Indisposé par l'attitude de Washington et malgré la mise au point du secrétaire d'État américain, Henry Kissinger, selon laquelle les rapports entre les deux pays demeurent tout de même cordiaux, le Premier ministre du Canada P.E. Trudeau réplique : « Nous ne sommes pas une colonie des États-Unis. »

La démonstration de cette indépendance relative est faite à l'occasion d'un périple de onze jours, du 23 janvier au 2 février 1976, effectué par le chef du gouvernement canadien au Mexique, à Cuba et au Venezuela, trois des quatre partenaires privilégiés du Canada en Amérique latine. Si les entretiens avec le président mexicain, Luis Echeverria, et le président vénézuélien, Carlos Andres Perez, portent essentiellement sur des échanges commerciaux et culturels, le réacteur nucléaire CANDU et le pétrole, en revanche il est question avec Fidel Castro de l'intervention cubaine en Angola. Premier homme d'État d'un pays capitaliste à visiter Cuba depuis l'avènement du communisme, P.E. Trudeau s'émerveille devant les réalisations du régime et se montre plus que chaleureux envers ses hôtes. Au terme de son séjour controversé, lequel d'ailleurs coïncide avec les protestations de Washington concernant des escales à Terre-Neuve d'avions cubains venant ou allant en Afrique, il avoue comprendre la position de Cuba en Angola, même s'il ne la partage pas.

Constitution

Le nationalisme canadien s'exprime également par la volonté du gouvernement fédéral de rapatrier la Constitution du pays. Depuis 1867, l'Acte d'Amérique du Nord britannique (AANB) est une loi anglaise qui ne peut être modifiée que par le Parlement de Londres. Or, Ottawa et les provinces n'ont jamais pu s'entendre sur des modalités qui permettraient la transmission au Canada des pouvoirs constitutionnels contenus dans l'AANB.

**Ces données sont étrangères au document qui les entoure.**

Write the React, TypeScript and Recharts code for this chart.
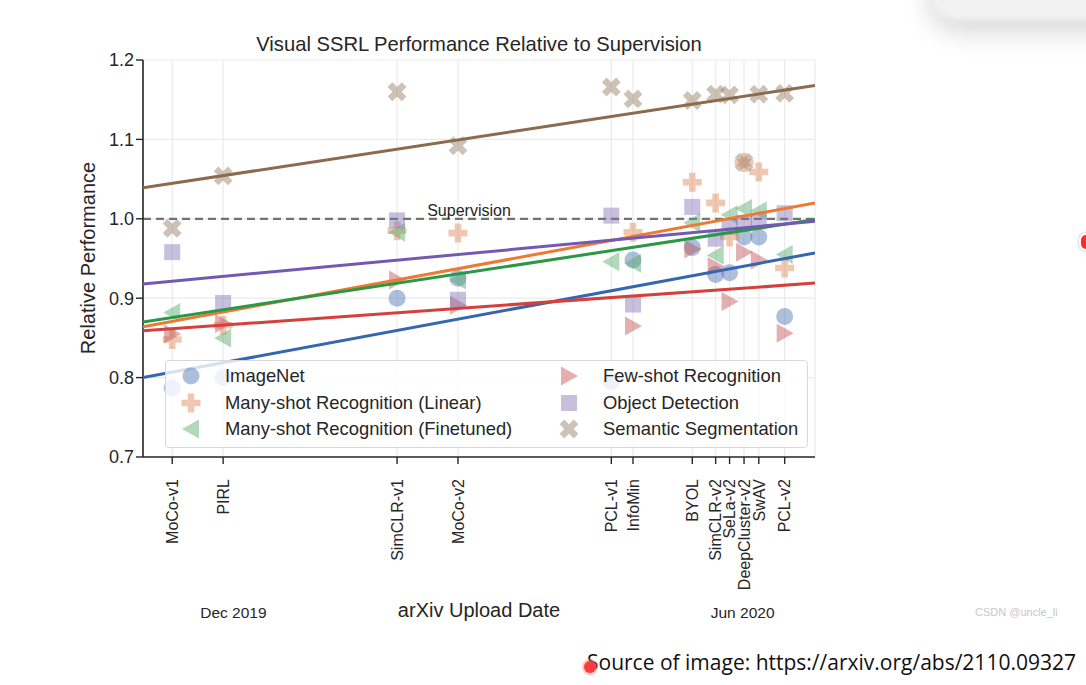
import React from 'react'
import { ScatterChart, Scatter, XAxis, YAxis, CartesianGrid, ReferenceLine } from 'recharts'

// methods on the x axis, upload date in days since 1 Dec 2019
const methods = ['MoCo-v1', 'PIRL', 'SimCLR-v1', 'MoCo-v2', 'PCL-v1', 'InfoMin', 'BYOL', 'SimCLR-v2', 'SeLa-v2', 'DeepCluster-v2', 'SwAV', 'PCL-v2']
const uploadDay = [-22, -3.7, 58.8, 80.7, 135.8, 143.6, 164.9, 173.3, 178.3, 183.5, 188.8, 198.1]
const monthTicks = [0, 183]
const monthLabels = ['Dec 2019', 'Jun 2020']
const yTicks = [0.7, 0.8, 0.9, 1.0, 1.1, 1.2]

// relative performance per task (null = not shown)
const imagenet = [0.787, 0.8, 0.9, 0.925, 0.795, 0.948, 0.964, 0.93, 0.932, 0.977, 0.977, 0.877]
const manyLinear = [0.848, 0.866, 0.985, 0.982, null, 0.983, 1.046, 1.02, 0.977, 1.071, 1.059, 0.938]
const manyFinetuned = [0.882, 0.85, 0.983, 0.923, 0.946, 0.944, 0.995, 0.954, 1.005, 1.013, 1.01, 0.955]
const fewShot = [0.855, 0.868, 0.923, 0.891, null, 0.865, 0.962, 0.94, 0.896, 0.958, 0.948, 0.856]
const detection = [0.958, 0.894, 0.998, 0.898, 1.004, 0.892, 1.015, 0.975, 0.99, 0.995, 0.997, 1.007]
const segmentation = [0.988, 1.054, 1.16, 1.092, 1.166, 1.151, 1.149, 1.157, 1.156, 1.071, 1.157, 1.158]

// fitted trend lines, value at the left and right end of the axis
const xDomain = [-32.5, 209]
const trendStart = [0.8, 0.864, 0.87, 0.859, 0.918, 1.039]
const trendEnd = [0.957, 1.02, 0.999, 0.919, 0.997, 1.168]

const seriesNames = ['ImageNet', 'Many-shot Recognition (Linear)', 'Many-shot Recognition (Finetuned)', 'Few-shot Recognition', 'Object Detection', 'Semantic Segmentation']
const seriesValues = [imagenet, manyLinear, manyFinetuned, fewShot, detection, segmentation]

const MARKERS = ['circle', 'plus', 'left', 'right', 'square', 'x']
const MARKER_COLORS = ['#4c72b0', '#dd8452', '#55a868', '#c44e52', '#8172b3', '#937860']
const LINE_COLORS = ['#3566b0', '#ec7a35', '#2b9847', '#d4403b', '#7359b1', '#8b6a4d']
const FONT = '"Liberation Sans", Arial, sans-serif'
const TXT = '#262626'

const crossPts = (a: number, t: number) => [
  [-t, -a], [t, -a], [t, -t], [a, -t], [a, t], [t, t], [t, a], [-t, a], [-t, t], [-a, t], [-a, -t], [-t, -t],
]

const Marker = ({ kind, cx, cy, fill }: { kind: string; cx: number; cy: number; fill: string }) => {
  const op = 0.45
  if (cx == null || cy == null) return <g />
  if (kind === 'circle') return <circle cx={cx} cy={cy} r={8.5} fill={fill} fillOpacity={op} />
  if (kind === 'square') return <rect x={cx - 8} y={cy - 8} width={16} height={16} fill={fill} fillOpacity={op} />
  if (kind === 'left') return <polygon points={`${cx - 9},${cy} ${cx + 8},${cy - 9.5} ${cx + 8},${cy + 9.5}`} fill={fill} fillOpacity={op} />
  if (kind === 'right') return <polygon points={`${cx + 9},${cy} ${cx - 8},${cy - 9.5} ${cx - 8},${cy + 9.5}`} fill={fill} fillOpacity={op} />
  if (kind === 'plus') {
    const pts = crossPts(9.5, 3.3).map(([x, y]) => `${cx + x},${cy + y}`).join(' ')
    return <polygon points={pts} fill={fill} fillOpacity={op} />
  }
  // filled "X"
  const pts = crossPts(10, 3.3)
    .map(([x, y]) => `${cx + (x - y) / Math.SQRT2},${cy + (x + y) / Math.SQRT2}`)
    .join(' ')
  return <polygon points={pts} fill={fill} fillOpacity={op} />
}

const XTick = ({ x, y, payload }: any) => {
  const name = methods[uploadDay.indexOf(payload.value)]
  const ty = y + 13
  return (
    <text x={x} y={ty} transform={`rotate(-90, ${x}, ${ty})`} textAnchor="end" dy="0.36em" fontSize={16} fill={TXT} fontFamily={FONT}>
      {name}
    </text>
  )
}

const LegendBox = () => (
  <div style={{
    position: 'absolute', left: 165, top: 360, width: 641, height: 86,
    background: 'rgba(255,255,255,0.8)', border: '1px solid #d8d8d8', borderRadius: 4,
  }}>
    {seriesNames.map((name, i) => {
      const col = Math.floor(i / 3)
      const row = i % 3
      return (
        <div key={name} style={{ position: 'absolute', left: 12 + col * 378, top: 2 + row * 26.5, height: 26, display: 'flex', alignItems: 'center' }}>
          <svg width={26} height={26}>
            <Marker kind={MARKERS[i]} cx={13} cy={13} fill={MARKER_COLORS[i]} />
          </svg>
          <span style={{ marginLeft: 21, fontSize: 18.4, color: TXT, fontFamily: FONT, whiteSpace: 'nowrap' }}>{name}</span>
        </div>
      )
    })}
  </div>
)

export default function App() {
  return (
    <div style={{ position: 'absolute', left: 0, top: 0, width: 1086, height: 685, background: '#fff', overflow: 'hidden', fontFamily: FONT }}>
      {/* soft shadow of a floating element in the screenshot, top right */}
      <div style={{ position: 'absolute', left: 930, top: -70, width: 200, height: 90, borderRadius: 30, background: 'rgba(0,0,0,0.05)', boxShadow: '0 10px 28px rgba(0,0,0,0.18)', filter: 'blur(3px)' }} />

      <div style={{ position: 'absolute', left: 143, width: 672, top: 33, textAlign: 'center', fontSize: 20.2, color: TXT }}>
        Visual SSRL Performance Relative to Supervision
      </div>
      <div style={{ position: 'absolute', left: 88, top: 258, transform: 'translate(-50%, -50%) rotate(-90deg)', fontSize: 20, color: TXT, whiteSpace: 'nowrap' }}>
        Relative Performance
      </div>

      <ScatterChart width={1086} height={685} margin={{ top: 60, right: 271, bottom: 0, left: 83 }} style={{ position: 'absolute', left: 0, top: 0 }}>
        <CartesianGrid xAxisId="main" stroke="#ebebeb" strokeWidth={1.2} />
        <XAxis
          xAxisId="main" type="number" dataKey="x" domain={xDomain} ticks={uploadDay} interval={0}
          allowDataOverflow height={228} tick={<XTick />} tickSize={7}
          tickLine={{ stroke: TXT, strokeWidth: 1.4 }} axisLine={{ stroke: TXT, strokeWidth: 1.6 }}
          label={{ value: 'arXiv Upload Date', position: 'insideTop', offset: 140, dy: 6, fontSize: 20, fill: TXT, fontFamily: FONT }}
        />
        <YAxis
          type="number" dataKey="y" domain={[0.7, 1.2]} ticks={yTicks} interval={0} allowDataOverflow width={60}
          tickFormatter={(v: number) => v.toFixed(1)} tickSize={7}
          tick={{ fill: TXT, fontSize: 18, fontFamily: FONT }}
          tickLine={{ stroke: TXT, strokeWidth: 1.4 }} axisLine={{ stroke: TXT, strokeWidth: 1.6 }}
        />
        <ReferenceLine
          xAxisId="main" y={1.0} stroke="#727272" strokeWidth={2.2} strokeDasharray="8 5"
          label={{ value: 'Supervision', position: 'center', dx: -10, dy: -8, fontSize: 16, fill: TXT, fontFamily: FONT }}
        />
        {/* month labels under the axis, placed through the x scale */}
        {monthTicks.map((d, i) => (
          <ReferenceLine
            key={monthLabels[i]} xAxisId="main" x={d} stroke="none" ifOverflow="visible"
            label={{ value: monthLabels[i], position: 'bottom', offset: 150, fontSize: 15.5, fill: TXT, fontFamily: FONT }}
          />
        ))}
        {seriesValues.map((vals, i) => (
          <Scatter
            key={seriesNames[i]}
            xAxisId="main"
            name={seriesNames[i]}
            data={methods.map((m, j) => ({ x: uploadDay[j], y: vals[j], method: m })).filter(d => d.y != null)}
            shape={(p: any) => <Marker kind={MARKERS[i]} cx={p.cx} cy={p.cy} fill={MARKER_COLORS[i]} />}
            isAnimationActive={false}
          />
        ))}
        {seriesNames.map((name, i) => (
          <Scatter
            key={'trend-' + name}
            xAxisId="main"
            data={[{ x: xDomain[0], y: trendStart[i] }, { x: xDomain[1], y: trendEnd[i] }]}
            line={{ stroke: LINE_COLORS[i], strokeWidth: 3 }}
            shape={() => <g />}
            isAnimationActive={false}
          />
        ))}
      </ScatterChart>

      <LegendBox />

      <div style={{ position: 'absolute', left: 975, top: 606, fontSize: 11, color: '#c8c8c8' }}>CSDN @uncle_li</div>
      <div style={{ position: 'absolute', left: 587, top: 648, fontSize: 21, color: '#111', fontFamily: '"Open Sans", "Noto Sans", sans-serif', whiteSpace: 'nowrap' }}>
        Source of image: https://arxiv.org/abs/2110.09327
      </div>
      <div style={{ position: 'absolute', left: 584, top: 661, width: 12, height: 12, borderRadius: 6, background: '#ff3b3b', boxShadow: '0 0 0 2px rgba(255,120,120,0.4)' }} />
      <div style={{ position: 'absolute', left: 1079, top: 233, width: 14, height: 14, borderRadius: 7, background: '#ff2a2a', border: '2px solid #fff', boxShadow: '0 0 3px rgba(0,0,0,0.3)' }} />
    </div>
  )
}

Le 5 mars 1976, cinq ans après l'avortement de la Conférence constitutionnelle de Victoria (Journal de l'année 1971-72), P.E. Trudeau, las des discussions stériles, avertit ses homologues provinciaux qu'il songe à rapatrier unilatéralement l'AANB, avec ou sans leur consentement. Devant la section québécoise du Parti libéral canadien, quelques heures à peine après s'être vu opposer une fin de non-recevoir par le Premier ministre du Québec, Robert Bourassa, sur cette question, il se montre déterminé : « Nous sommes le seul pays au monde à ne pas détenir sa propre Constitution. On parle depuis cinquante ans de la rapatrier ; il est temps maintenant d'y procéder. »

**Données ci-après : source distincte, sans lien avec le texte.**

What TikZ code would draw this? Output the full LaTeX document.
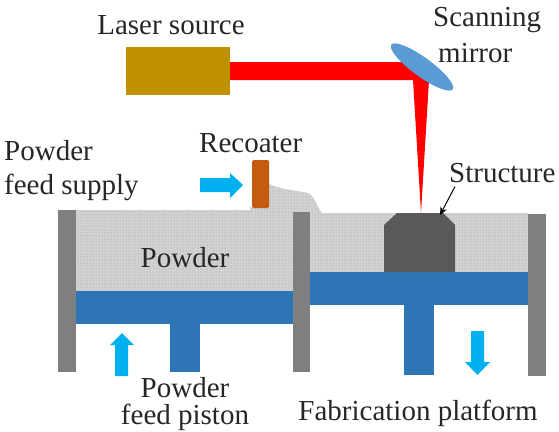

Les dirigeants des provinces refusent de se laisser bousculer par le gouvernement central. À l'instigation du Premier ministre québécois Robert Bourassa, ils forment un front uni contre Ottawa, le 8 mars, et obtiennent l'assurance d'être consultés avant qu'une démarche ne soit entreprise auprès de l'administration britannique. Londres souhaite d'ailleurs, le 15 avril, une concertation préalable avant de se départir des pouvoirs qu'il possède sur la Constitution. Des 10 provinces, c'est le Québec qui tirera avantage d'un accord. Il réclame depuis toujours des amendements à l'AANB garantissant la survie de la culture française au Canada.

Olympiades

À Montréal, durant ce temps, ce sont les préparatifs des jeux Olympiques qui retiennent l'attention. Depuis quelques mois, le gouvernement du Québec tente de sauver la 21e Olympiade, qui, en principe, doit avoir lieu dans la métropole canadienne du 17 juillet au 1er août 1976.

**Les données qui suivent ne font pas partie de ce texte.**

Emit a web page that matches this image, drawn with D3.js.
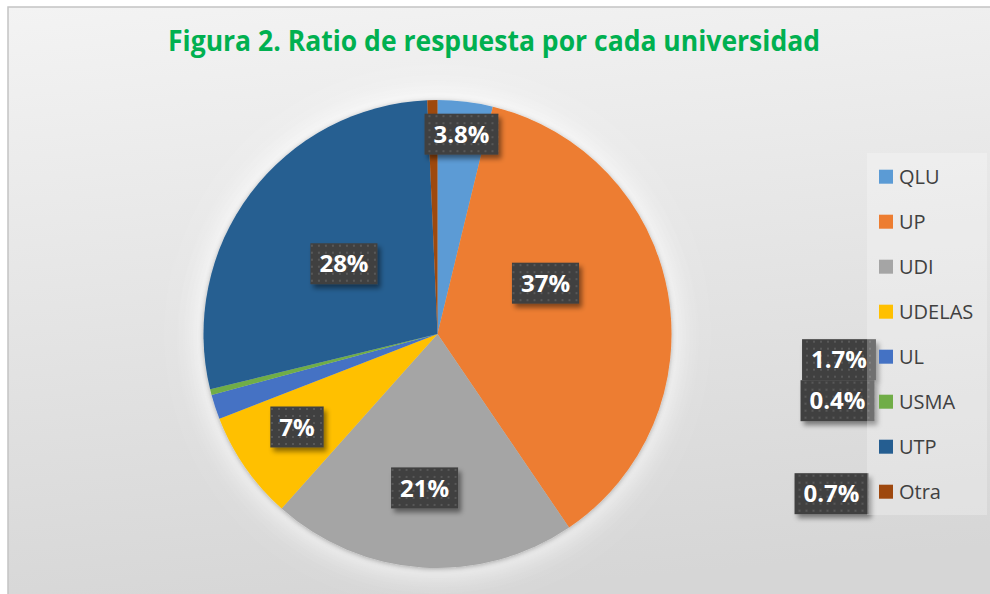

En novembre 1975, à huit mois de cet événement international, la construction des installations olympiques accuse un retard tel (en raison des multiples grèves, des erreurs techniques et d'une mauvaise gestion) qu'il est sérieusement question de différer la date des Jeux ou de les tenir dans un autre pays. Par ailleurs, ce projet du maire de Montréal, Jean Drapeau, modeste au départ (Journal de l'année 1972-73), atteint le coût astronomique de 1 milliard de dollars et accumule un déficit de 800 millions. Le problème est d'autant plus grave que le gouvernement d'Ottawa refuse de participer au financement des Olympiades, faisant valoir la responsabilité indubitable des administrations montréalaise et québécoise dans cette affaire.